### [Exercise task]
Exactly as written, write out the lines below from the first to the one containing "const yTicks = [0, 10, 20, 30, 40, 50, 60, 70];", inclusive. Pictures do not belong in the copy.

### [Material]
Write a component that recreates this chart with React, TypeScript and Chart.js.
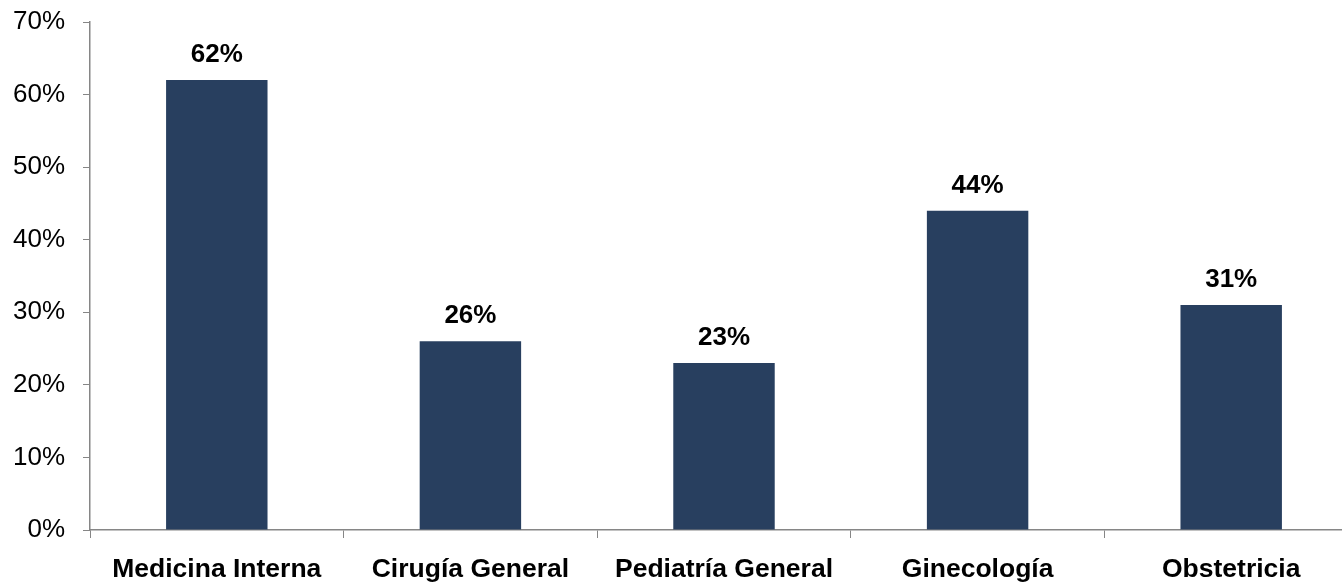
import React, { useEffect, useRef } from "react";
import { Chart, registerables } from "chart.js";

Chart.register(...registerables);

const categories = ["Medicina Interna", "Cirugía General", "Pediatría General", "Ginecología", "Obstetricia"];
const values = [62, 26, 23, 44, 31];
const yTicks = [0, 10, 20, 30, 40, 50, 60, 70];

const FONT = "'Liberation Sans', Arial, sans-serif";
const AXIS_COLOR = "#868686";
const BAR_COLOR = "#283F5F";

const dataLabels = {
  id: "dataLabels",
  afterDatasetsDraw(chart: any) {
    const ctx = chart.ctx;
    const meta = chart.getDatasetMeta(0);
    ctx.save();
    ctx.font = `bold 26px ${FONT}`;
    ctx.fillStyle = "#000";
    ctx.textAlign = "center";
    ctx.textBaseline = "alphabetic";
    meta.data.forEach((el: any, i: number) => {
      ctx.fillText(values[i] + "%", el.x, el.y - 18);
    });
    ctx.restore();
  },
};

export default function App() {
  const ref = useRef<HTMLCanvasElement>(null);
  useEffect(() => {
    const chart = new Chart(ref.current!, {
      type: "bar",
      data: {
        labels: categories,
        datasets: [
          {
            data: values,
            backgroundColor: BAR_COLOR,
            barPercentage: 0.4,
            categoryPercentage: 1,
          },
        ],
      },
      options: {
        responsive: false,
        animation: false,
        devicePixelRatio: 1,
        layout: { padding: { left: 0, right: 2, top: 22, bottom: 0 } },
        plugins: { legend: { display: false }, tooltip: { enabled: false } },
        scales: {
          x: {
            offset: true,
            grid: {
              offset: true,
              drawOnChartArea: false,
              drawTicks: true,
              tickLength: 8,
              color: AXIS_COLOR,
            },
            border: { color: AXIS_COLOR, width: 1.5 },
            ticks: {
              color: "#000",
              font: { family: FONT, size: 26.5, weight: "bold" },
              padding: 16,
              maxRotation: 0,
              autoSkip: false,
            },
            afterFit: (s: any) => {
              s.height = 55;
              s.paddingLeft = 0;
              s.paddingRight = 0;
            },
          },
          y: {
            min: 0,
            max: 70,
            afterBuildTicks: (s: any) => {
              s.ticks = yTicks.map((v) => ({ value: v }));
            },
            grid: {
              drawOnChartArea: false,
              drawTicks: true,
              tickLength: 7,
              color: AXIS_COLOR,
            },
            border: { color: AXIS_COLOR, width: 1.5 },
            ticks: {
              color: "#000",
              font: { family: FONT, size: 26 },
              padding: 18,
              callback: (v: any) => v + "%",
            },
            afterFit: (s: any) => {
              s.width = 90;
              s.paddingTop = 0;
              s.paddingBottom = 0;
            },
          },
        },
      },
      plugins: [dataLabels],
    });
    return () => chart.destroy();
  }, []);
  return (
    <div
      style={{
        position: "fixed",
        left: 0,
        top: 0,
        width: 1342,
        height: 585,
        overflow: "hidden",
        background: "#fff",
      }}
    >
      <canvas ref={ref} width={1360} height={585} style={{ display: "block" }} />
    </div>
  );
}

### [Answer to this problem]
Write a component that recreates this chart with React, TypeScript and Chart.js.
import React, { useEffect, useRef } from "react";
import { Chart, registerables } from "chart.js";

Chart.register(...registerables);

const categories = ["Medicina Interna", "Cirugía General", "Pediatría General", "Ginecología", "Obstetricia"];
const values = [62, 26, 23, 44, 31];
const yTicks = [0, 10, 20, 30, 40, 50, 60, 70];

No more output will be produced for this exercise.